For the promo and marketing departments at TV channels, this is the big one. Forget about whether the show succeeded or tanked, forget about TAM and the effective rates. PROMAX is their day in the sun, when they know what professionals think of their work. The event turned out to be a poor ambassador for the globally renowned PROMAX, with top billed speakers staying away from the proceedings.

For the promo and marketing departments at TV channels, this is the big one. Forget about whether the show succeeded or tanked, forget about TAM and the effective rates. PROMAX is their day in the sun, when they know what professionals think of their work. The event turned out to be a poor ambassador for the globally renowned PROMAX, with top billed speakers staying away from the proceedings. For STAR TV though, PROMAX rocked. Already on a high with the imminent return of the Big B to the small screen, the number of awards that STAR and Channel [V] walked away with made it look like O&M and the Abby awards.

Not just the speakers, but industry movers and shakers such as Subhash Chandra Goel, Peter Mukerjea, Pradeep Guha and Arun Arora were notable by their absence. Not everything was disappointing. There were some awesome presentations, which made up for the negatives and the disappointments.

PROMAX&BDA India 2005 swept over the city and took us completely by storm on July 11 and 12. This year’s theme was all about: ‘The Sticky Stuff’ and applying this new super glue between viewers, ratings, and revenues.
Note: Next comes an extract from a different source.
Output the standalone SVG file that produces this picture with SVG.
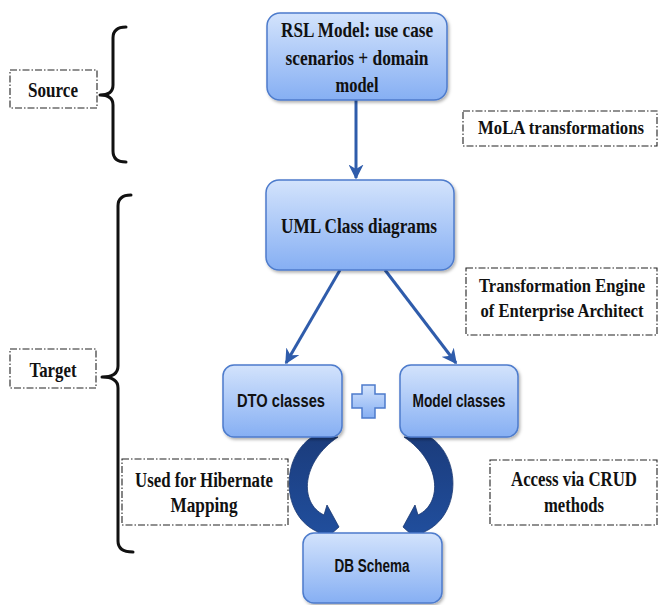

PROMAX&BDA flew in some of the world’s finest, most fertile minds, to regale and educate the attendees with their case-studies, presentations and work mantras at the conference sessions. Jim Chabin, President/CEO, PROMAX&BDA, was most charming as he opened proceedings for this year — happily handing out iPods and iShuffles. After which, he introduced Sameer Nair, COO, STAR India, into the conference chair. And soon, Nair started doling out the sticky stuff that’s worked for him all these years. One of the interesting facts he mentioned was that a staggering 10 million television sets are sold in India every year and that in the last one year itself, India has seen the sprouting up of at least 25 new channels. Compare that to the two and a half channels we had while growing up, and it seems to explain a lot about a lot, doesn’t it?? Mr. Nair’s parting words of wisdom were: “Take your work seriously; don’t take yourself seriously at all; Make fun of life and live on the edge.”
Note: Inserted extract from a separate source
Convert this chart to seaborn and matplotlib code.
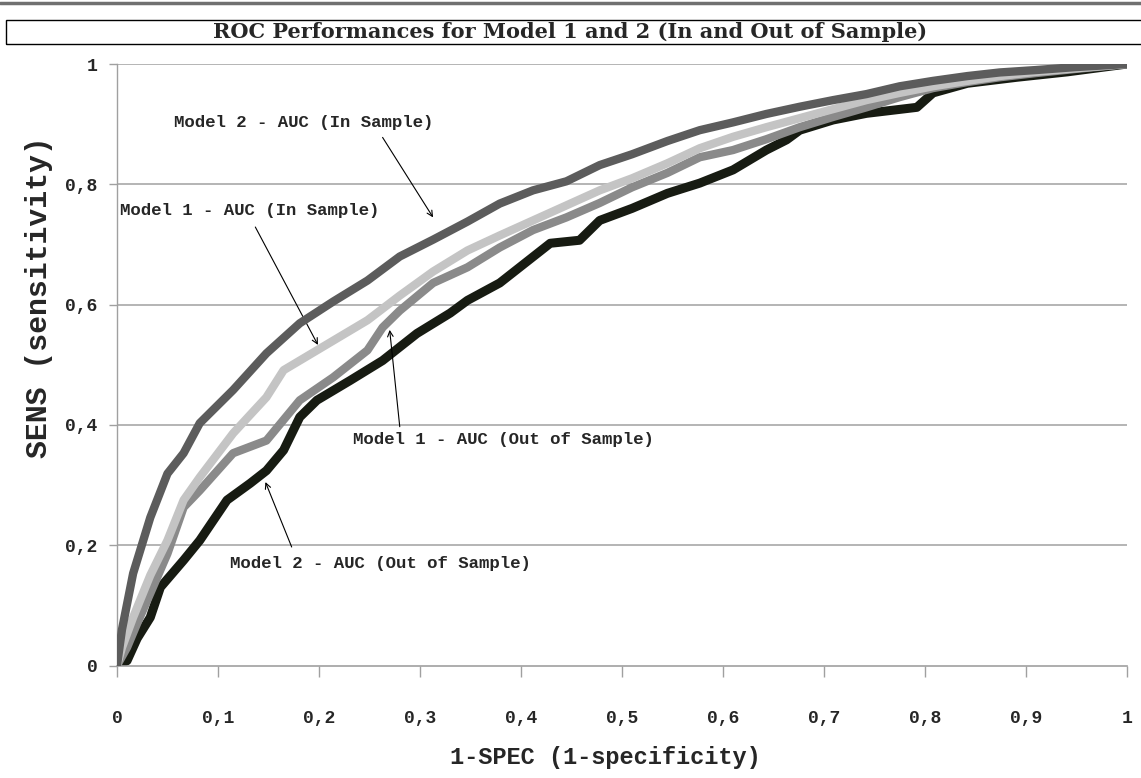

The next contender for the conference chair was Michael Benson, Senior Vice President, Marketing, American Broadcasting Entertainment (ABC), who held our rapt attention with the phenomenal comeback of ABC. He presented two case studies: one of the television series ‘Lost’ and the impatiently awaited for ‘Desperate Housewives’.
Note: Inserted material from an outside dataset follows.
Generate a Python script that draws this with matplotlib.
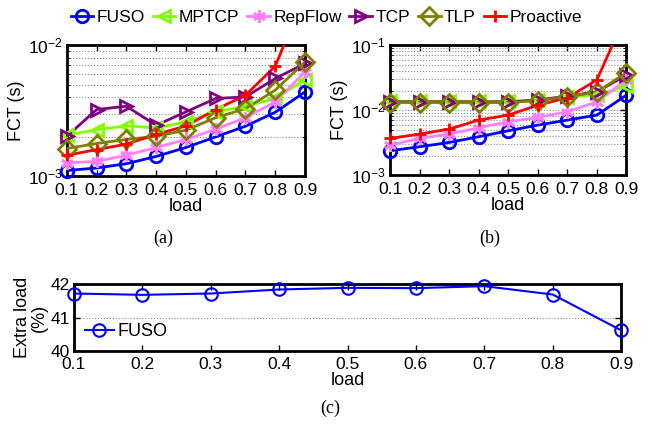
import numpy as np
import matplotlib
matplotlib.use('Agg')
import matplotlib.pyplot as plt
from matplotlib.ticker import LogLocator, NullFormatter

plt.rcParams['font.family'] = ['Liberation Sans', 'DejaVu Sans']
plt.rcParams['mathtext.fontset'] = 'custom'
plt.rcParams['mathtext.rm'] = 'Liberation Sans'
plt.rcParams['mathtext.it'] = 'Liberation Sans'

load = [0.1, 0.2, 0.3, 0.4, 0.5, 0.6, 0.7, 0.8, 0.9]
schemes = ['FUSO', 'MPTCP', 'RepFlow', 'TCP', 'TLP', 'Proactive']

# (a) FCT, small flows
fct_a = {
    'FUSO':      [1.10e-3, 1.15e-3, 1.24e-3, 1.41e-3, 1.65e-3, 1.99e-3, 2.40e-3, 3.07e-3, 4.39e-3],
    'MPTCP':     [2.05e-3, 2.26e-3, 2.41e-3, 2.33e-3, 2.59e-3, 3.09e-3, 3.41e-3, 3.91e-3, 5.46e-3],
    'RepFlow':   [1.26e-3, 1.29e-3, 1.44e-3, 1.65e-3, 1.90e-3, 2.28e-3, 2.79e-3, 3.68e-3, 6.25e-3],
    'TCP':       [2.01e-3, 3.22e-3, 3.41e-3, 2.44e-3, 3.09e-3, 3.91e-3, 4.02e-3, 5.56e-3, 7.24e-3],
    'TLP':       [1.62e-3, 1.77e-3, 1.90e-3, 2.01e-3, 2.24e-3, 2.79e-3, 3.27e-3, 4.53e-3, 7.45e-3],
    'Proactive': [1.44e-3, 1.59e-3, 1.75e-3, 2.08e-3, 2.41e-3, 3.22e-3, 4.14e-3, 6.90e-3, 2.5e-2],
}

# (b) FCT, tail
fct_b = {
    'FUSO':      [2.37e-3, 2.73e-3, 3.18e-3, 3.89e-3, 4.81e-3, 5.88e-3, 7.02e-3, 8.37e-3, 1.70e-2],
    'MPTCP':     [1.37e-2, 1.37e-2, 1.37e-2, 1.37e-2, 1.37e-2, 1.43e-2, 1.62e-2, 1.70e-2, 2.34e-2],
    'RepFlow':   [2.90e-3, 3.67e-3, 4.28e-3, 5.35e-3, 6.62e-3, 7.71e-3, 9.42e-3, 1.34e-2, 2.90e-2],
    'TCP':       [1.34e-2, 1.34e-2, 1.34e-2, 1.34e-2, 1.34e-2, 1.43e-2, 1.64e-2, 1.91e-2, 3.45e-2],
    'TLP':       [1.31e-2, 1.31e-2, 1.31e-2, 1.31e-2, 1.31e-2, 1.40e-2, 1.60e-2, 1.91e-2, 3.75e-2],
    'Proactive': [3.67e-3, 4.28e-3, 5.10e-3, 7.02e-3, 8.37e-3, 1.19e-2, 1.55e-2, 2.90e-2, 3.0e-1],
}

# (c) extra load of FUSO
extra_load = [41.72, 41.68, 41.72, 41.84, 41.89, 41.88, 41.94, 41.69, 40.62]

styles = {
    'FUSO':      dict(color='#0000ff', marker='o'),
    'MPTCP':     dict(color='#80ff00', marker='<'),
    'RepFlow':   dict(color='#ff80ff', marker=(6, 2, 0)),
    'TCP':       dict(color='#800080', marker='>'),
    'TLP':       dict(color='#808000', marker='D'),
    'Proactive': dict(color='#ff0000', marker='+'),
}

fig = plt.figure(figsize=(6.49, 4.26), dpi=100)
ax_a = fig.add_axes([0.103, 0.587, 0.367, 0.307])
ax_b = fig.add_axes([0.601, 0.589, 0.364, 0.305])
ax_c = fig.add_axes([0.114, 0.176, 0.843, 0.157])


def style_axes(ax):
    for s in ax.spines.values():
        s.set_linewidth(2)
    ax.tick_params(direction='in', top=True, right=True, labelsize=12.5, width=1, length=4, pad=3)
    ax.tick_params(which='minor', direction='in', top=True, right=True, length=2)


def draw_fct(ax, data, ylim):
    for name in schemes:
        st = styles[name]
        y = np.array(data[name])
        # line clipped to the axes, markers left unclipped like the original
        ax.plot(load, y, color=st['color'], lw=2, zorder=3)
        inside = (y >= ylim[0]) & (y <= ylim[1])
        ax.plot(np.array(load)[inside], y[inside], ls='none', marker=st['marker'],
                ms=9, mfc='none', mew=2, color=st['color'], clip_on=False, zorder=4)
    ax.set_yscale('log')
    ax.set_ylim(*ylim)
    ax.set_xlim(0.1, 0.9)
    ax.set_xticks(load)
    ax.set_xticklabels([f'{v:.1f}' for v in load])
    ax.yaxis.set_major_locator(LogLocator(base=10))
    ax.yaxis.set_minor_locator(LogLocator(base=10, subs=np.arange(2, 10)))
    ax.yaxis.set_minor_formatter(NullFormatter())
    ax.grid(axis='y', which='both', ls=':', color='#888888', lw=0.8)
    ax.set_xlabel('load', fontsize=13, labelpad=0)
    ax.set_ylabel('FCT (s)', fontsize=13, labelpad=2)
    style_axes(ax)
    ax.tick_params(axis='x', pad=5)


draw_fct(ax_a, fct_a, (1e-3, 1e-2))
draw_fct(ax_b, fct_b, (1e-3, 1e-1))

proxies = [plt.Line2D([], [], color=styles[n]['color'], lw=2, marker=styles[n]['marker'],
                      ms=9, mfc='none', mew=2) for n in schemes]
fig.legend(proxies, schemes, loc='center', bbox_to_anchor=(0.503, 0.958), ncol=6,
           frameon=False, fontsize=12.5, handlelength=1.3, handletextpad=0.2,
           columnspacing=0.45)

# (c)
ax_c.plot(load, extra_load, color='#0000ff', lw=1.5, marker='o', ms=9, mfc='none',
          mew=1.5, clip_on=False, label='FUSO', zorder=3)
ax_c.set_xlim(0.1, 0.9)
ax_c.set_ylim(40, 42)
ax_c.set_xticks(load)
ax_c.set_xticklabels([f'{v:.1f}' for v in load])
ax_c.set_yticks([40, 41, 42])
ax_c.grid(axis='y', ls=':', color='#888888', lw=0.8)
ax_c.set_ylabel('Extra load\n(%)', fontsize=13, labelpad=2, linespacing=1.0)
style_axes(ax_c)
ax_c.tick_params(axis='x', pad=4)
ax_c.set_xlabel('load', fontsize=13, labelpad=0)
ax_c.legend(loc='lower left', frameon=False, fontsize=13, handlelength=1.6,
            handletextpad=0.2, borderaxespad=0.2)

# captions
fig.text(0.251, 0.441, '(a)', ha='center', va='center', fontsize=13, family='Liberation Serif')
fig.text(0.755, 0.441, '(b)', ha='center', va='center', fontsize=13, family='Liberation Serif')
fig.text(0.509, 0.042, '(c)', ha='center', va='center', fontsize=13, family='Liberation Serif')

fig.savefig('out.png', dpi=100)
“Desperate times call for desperate measures,” Benson said, as he spoke of how ABC had taken a complete beating, and had slipped to number 4, after ruling the roost at number 1 for so many years, with its last hit show eons ago, way back with ‘ Who wants to be a millionaire?’ The marketing strategies for both ‘Lost’, and ‘Desperate Housewives’ were respectively simple, extremely focused; and complemented the shows they were representing one hundred per cent. The result?? Two winning shows, which brought a failing network back on its feet and jumping.

Someone in the audience asked him why the show was called ‘desperate’ housewives; and his answer to that was: “Nothing works better than a good title, and the best marketing is always disguised as content.” Taking the stage from Benson was India’s very own Santosh Desai. Desai took an outside-in look at how entertainment has evolved; and plays a very integral role in people’s lives — more so now than ever before. He focused on examining media from a cultural perspective; and went back in time to when Indian society was based on the very Brahmic principle of restraint; to a time when it was considered decadent to consume more than the bare minimum required to survive; people hoarded plastic bags under their mattresses; and Indians has mastered the art of extracting huge amounts of pleasure from the minimum for which he gave the fine example of ‘Antakshari’. “Entertainment was doled out in homeopathic quantities,” was Desai’s wry observation, “However, today, we have gone from consuming the world through our minds, to consuming it through our senses, and entertainment has become the very center of our universe.”